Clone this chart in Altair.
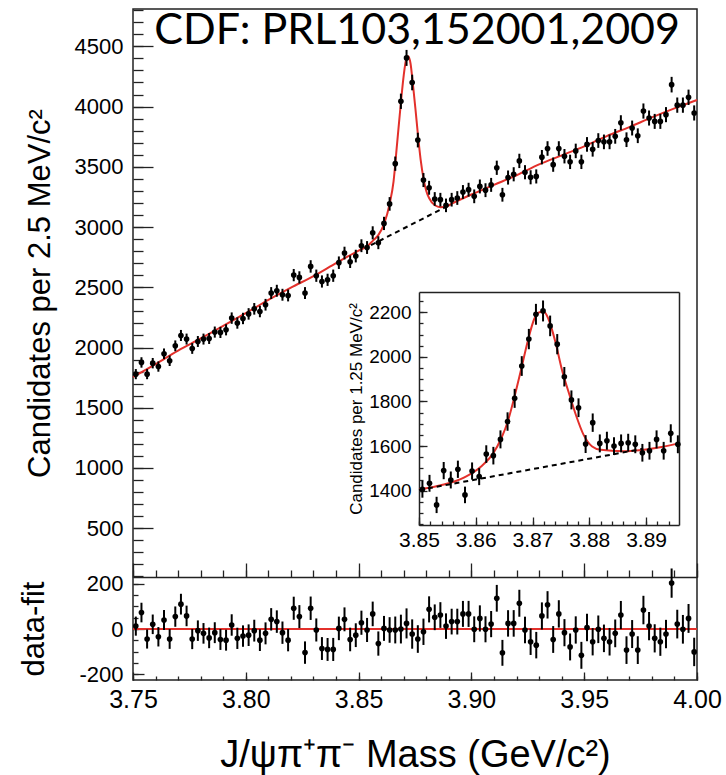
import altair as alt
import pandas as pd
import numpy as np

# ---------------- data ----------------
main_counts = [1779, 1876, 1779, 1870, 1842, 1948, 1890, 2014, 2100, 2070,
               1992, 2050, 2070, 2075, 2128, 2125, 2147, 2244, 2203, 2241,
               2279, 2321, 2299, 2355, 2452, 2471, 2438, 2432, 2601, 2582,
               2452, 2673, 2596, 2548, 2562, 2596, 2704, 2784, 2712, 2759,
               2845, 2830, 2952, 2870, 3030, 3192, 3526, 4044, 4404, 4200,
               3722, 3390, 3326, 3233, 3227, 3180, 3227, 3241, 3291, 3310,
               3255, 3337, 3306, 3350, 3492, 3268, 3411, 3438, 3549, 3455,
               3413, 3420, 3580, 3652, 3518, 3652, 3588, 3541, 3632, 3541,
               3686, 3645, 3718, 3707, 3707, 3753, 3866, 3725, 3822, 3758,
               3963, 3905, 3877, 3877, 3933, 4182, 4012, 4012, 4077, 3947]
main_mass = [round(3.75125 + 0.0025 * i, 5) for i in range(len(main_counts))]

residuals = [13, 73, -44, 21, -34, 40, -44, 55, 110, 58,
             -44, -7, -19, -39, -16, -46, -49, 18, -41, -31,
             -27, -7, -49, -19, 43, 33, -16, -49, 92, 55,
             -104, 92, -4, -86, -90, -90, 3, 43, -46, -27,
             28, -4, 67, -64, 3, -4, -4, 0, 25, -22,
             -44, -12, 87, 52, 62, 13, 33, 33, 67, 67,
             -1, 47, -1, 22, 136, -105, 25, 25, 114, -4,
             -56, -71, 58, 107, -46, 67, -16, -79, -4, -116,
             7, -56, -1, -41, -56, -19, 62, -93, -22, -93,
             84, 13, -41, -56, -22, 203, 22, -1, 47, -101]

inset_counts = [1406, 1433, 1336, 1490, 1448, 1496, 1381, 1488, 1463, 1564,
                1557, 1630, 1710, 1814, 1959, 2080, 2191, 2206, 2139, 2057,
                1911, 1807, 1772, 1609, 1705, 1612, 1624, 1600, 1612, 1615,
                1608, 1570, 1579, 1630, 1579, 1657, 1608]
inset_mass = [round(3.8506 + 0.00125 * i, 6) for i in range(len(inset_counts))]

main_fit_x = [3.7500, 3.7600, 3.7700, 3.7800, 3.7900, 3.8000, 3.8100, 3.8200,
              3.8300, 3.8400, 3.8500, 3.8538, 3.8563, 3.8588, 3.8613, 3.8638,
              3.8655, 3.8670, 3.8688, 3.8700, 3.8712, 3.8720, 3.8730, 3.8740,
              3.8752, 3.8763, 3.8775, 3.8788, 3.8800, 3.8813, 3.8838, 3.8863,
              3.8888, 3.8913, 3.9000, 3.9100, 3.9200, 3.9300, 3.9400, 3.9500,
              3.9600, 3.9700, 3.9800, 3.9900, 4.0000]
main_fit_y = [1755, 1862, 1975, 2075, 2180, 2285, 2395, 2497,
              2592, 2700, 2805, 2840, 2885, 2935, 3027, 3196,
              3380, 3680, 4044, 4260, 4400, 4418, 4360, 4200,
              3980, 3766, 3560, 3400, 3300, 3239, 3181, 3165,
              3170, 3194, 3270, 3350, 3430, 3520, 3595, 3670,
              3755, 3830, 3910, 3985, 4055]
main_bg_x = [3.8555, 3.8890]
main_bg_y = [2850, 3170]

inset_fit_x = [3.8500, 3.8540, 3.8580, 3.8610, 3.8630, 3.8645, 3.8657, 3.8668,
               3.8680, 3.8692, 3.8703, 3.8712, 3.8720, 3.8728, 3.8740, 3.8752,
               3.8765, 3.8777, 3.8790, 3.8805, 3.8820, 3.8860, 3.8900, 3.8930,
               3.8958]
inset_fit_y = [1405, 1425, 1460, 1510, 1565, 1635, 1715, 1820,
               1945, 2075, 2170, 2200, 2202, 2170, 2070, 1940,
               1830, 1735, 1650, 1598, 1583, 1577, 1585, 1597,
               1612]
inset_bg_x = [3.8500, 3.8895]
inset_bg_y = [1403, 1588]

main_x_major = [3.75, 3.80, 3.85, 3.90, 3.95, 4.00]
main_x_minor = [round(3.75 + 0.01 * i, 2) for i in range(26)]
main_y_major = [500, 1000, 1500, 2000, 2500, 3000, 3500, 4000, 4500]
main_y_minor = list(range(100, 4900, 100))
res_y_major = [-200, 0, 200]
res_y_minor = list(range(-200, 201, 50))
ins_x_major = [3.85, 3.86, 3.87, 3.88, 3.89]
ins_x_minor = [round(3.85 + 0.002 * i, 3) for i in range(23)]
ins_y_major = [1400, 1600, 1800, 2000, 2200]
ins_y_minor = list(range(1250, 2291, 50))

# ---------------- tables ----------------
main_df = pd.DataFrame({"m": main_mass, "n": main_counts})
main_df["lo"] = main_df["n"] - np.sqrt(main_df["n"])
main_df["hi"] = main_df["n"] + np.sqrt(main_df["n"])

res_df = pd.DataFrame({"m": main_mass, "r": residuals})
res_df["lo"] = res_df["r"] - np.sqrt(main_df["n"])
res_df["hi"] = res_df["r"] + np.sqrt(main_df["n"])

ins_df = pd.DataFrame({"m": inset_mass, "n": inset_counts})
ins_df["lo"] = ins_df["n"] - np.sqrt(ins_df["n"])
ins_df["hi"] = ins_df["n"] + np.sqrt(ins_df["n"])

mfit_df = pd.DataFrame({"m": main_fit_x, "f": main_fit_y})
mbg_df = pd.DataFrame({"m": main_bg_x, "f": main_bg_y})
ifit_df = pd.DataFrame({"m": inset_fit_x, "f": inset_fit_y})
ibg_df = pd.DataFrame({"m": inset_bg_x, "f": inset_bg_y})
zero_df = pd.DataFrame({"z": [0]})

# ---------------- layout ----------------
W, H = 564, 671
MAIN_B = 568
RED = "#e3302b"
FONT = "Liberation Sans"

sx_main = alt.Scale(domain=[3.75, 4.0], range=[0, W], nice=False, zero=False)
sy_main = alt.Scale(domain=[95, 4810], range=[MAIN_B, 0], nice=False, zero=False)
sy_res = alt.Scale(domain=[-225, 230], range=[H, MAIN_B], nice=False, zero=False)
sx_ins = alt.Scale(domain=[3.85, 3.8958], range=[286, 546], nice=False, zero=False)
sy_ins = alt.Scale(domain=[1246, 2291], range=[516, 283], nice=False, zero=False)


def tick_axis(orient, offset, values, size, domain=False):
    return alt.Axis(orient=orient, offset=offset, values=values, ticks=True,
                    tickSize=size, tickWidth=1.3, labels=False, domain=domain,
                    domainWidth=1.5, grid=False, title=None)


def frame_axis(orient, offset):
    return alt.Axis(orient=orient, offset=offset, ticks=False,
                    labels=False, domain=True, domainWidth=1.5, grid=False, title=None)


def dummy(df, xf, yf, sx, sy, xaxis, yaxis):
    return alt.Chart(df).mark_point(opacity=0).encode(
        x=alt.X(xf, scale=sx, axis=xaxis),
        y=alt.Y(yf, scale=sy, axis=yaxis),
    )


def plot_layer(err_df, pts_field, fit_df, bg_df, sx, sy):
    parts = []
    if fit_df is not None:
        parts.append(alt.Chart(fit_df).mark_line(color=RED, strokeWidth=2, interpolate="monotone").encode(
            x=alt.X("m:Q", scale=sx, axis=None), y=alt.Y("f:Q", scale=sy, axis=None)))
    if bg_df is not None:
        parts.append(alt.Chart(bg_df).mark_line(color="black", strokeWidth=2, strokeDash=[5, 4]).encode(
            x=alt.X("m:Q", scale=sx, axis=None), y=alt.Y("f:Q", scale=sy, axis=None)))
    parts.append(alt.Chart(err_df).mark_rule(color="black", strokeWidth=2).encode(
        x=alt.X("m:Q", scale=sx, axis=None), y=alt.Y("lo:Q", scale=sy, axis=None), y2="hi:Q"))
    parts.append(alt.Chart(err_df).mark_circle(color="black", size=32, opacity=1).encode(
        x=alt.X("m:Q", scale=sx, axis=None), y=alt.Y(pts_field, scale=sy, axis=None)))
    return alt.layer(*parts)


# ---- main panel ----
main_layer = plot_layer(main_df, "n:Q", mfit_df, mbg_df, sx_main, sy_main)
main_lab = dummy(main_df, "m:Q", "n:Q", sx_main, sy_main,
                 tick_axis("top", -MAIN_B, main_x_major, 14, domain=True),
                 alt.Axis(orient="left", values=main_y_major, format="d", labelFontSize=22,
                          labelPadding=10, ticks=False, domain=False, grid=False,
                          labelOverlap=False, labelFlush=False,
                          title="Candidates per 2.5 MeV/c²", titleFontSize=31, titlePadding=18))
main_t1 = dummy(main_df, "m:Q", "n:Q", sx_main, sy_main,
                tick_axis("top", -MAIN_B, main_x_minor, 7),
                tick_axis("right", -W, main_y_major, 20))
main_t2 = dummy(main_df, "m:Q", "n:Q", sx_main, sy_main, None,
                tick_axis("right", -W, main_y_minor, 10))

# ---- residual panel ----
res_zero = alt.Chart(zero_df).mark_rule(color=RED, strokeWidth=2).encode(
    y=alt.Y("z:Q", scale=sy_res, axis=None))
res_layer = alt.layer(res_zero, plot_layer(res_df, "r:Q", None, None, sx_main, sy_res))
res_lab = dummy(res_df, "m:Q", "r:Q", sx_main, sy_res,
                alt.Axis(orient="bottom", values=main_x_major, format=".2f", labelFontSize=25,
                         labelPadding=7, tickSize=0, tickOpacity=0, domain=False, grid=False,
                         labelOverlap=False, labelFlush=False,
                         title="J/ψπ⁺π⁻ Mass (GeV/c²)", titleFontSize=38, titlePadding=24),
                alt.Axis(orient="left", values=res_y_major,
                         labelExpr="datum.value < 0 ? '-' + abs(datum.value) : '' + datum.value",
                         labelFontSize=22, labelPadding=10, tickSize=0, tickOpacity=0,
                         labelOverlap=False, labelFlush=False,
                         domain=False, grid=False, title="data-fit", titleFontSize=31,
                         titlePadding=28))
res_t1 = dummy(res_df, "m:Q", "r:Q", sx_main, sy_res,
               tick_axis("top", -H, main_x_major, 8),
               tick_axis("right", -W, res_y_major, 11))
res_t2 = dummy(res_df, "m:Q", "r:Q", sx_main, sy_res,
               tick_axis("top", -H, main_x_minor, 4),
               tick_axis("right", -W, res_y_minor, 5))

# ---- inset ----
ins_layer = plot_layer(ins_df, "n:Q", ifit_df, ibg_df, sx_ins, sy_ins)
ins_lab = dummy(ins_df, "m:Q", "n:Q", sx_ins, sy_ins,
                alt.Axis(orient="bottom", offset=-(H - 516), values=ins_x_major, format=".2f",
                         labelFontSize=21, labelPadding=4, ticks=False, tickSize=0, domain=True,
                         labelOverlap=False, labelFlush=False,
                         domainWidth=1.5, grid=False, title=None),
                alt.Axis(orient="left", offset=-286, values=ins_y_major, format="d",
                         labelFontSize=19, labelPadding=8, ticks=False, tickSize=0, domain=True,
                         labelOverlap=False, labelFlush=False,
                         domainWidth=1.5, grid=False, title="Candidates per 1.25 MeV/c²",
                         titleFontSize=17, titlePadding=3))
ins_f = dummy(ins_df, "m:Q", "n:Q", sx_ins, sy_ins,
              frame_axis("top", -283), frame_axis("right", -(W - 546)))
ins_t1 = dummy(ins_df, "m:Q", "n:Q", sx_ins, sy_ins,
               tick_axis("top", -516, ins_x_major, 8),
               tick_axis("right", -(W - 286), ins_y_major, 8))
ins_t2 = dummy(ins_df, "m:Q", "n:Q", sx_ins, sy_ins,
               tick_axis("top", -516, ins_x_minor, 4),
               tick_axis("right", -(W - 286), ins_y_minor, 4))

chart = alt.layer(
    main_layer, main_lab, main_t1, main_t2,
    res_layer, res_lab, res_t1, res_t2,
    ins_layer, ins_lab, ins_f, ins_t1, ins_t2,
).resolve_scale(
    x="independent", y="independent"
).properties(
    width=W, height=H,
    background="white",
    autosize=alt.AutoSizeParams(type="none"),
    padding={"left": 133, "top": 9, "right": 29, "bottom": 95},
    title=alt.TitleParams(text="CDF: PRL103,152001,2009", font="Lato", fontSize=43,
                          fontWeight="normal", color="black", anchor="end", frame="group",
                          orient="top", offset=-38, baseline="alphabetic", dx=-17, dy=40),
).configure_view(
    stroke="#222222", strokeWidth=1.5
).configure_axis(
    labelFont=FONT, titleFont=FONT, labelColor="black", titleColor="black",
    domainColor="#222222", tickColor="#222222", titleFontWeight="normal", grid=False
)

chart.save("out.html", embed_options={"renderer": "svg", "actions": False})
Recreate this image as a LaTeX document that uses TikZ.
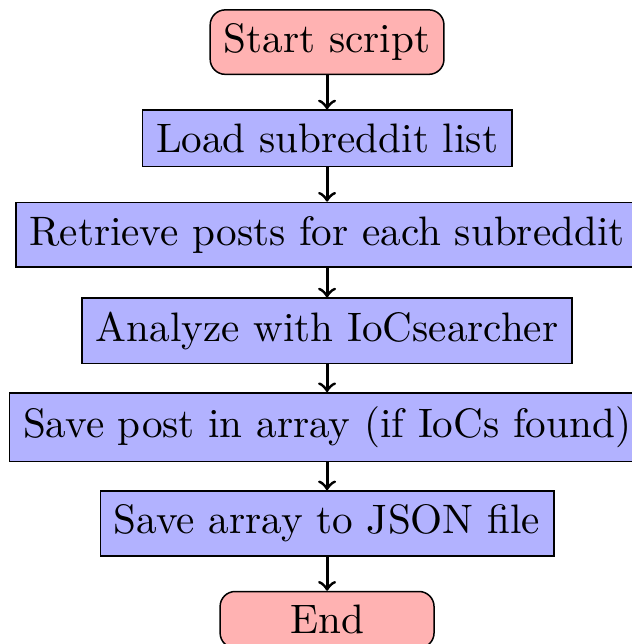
= = = =
Given instruction: Repeat only the lines from the beginning of the material through the line containing "import numpy as np", both ends kept, leaving pictures out.

Expected answer:
Clone this chart in Altair.
import altair as alt
import pandas as pd
import numpy as np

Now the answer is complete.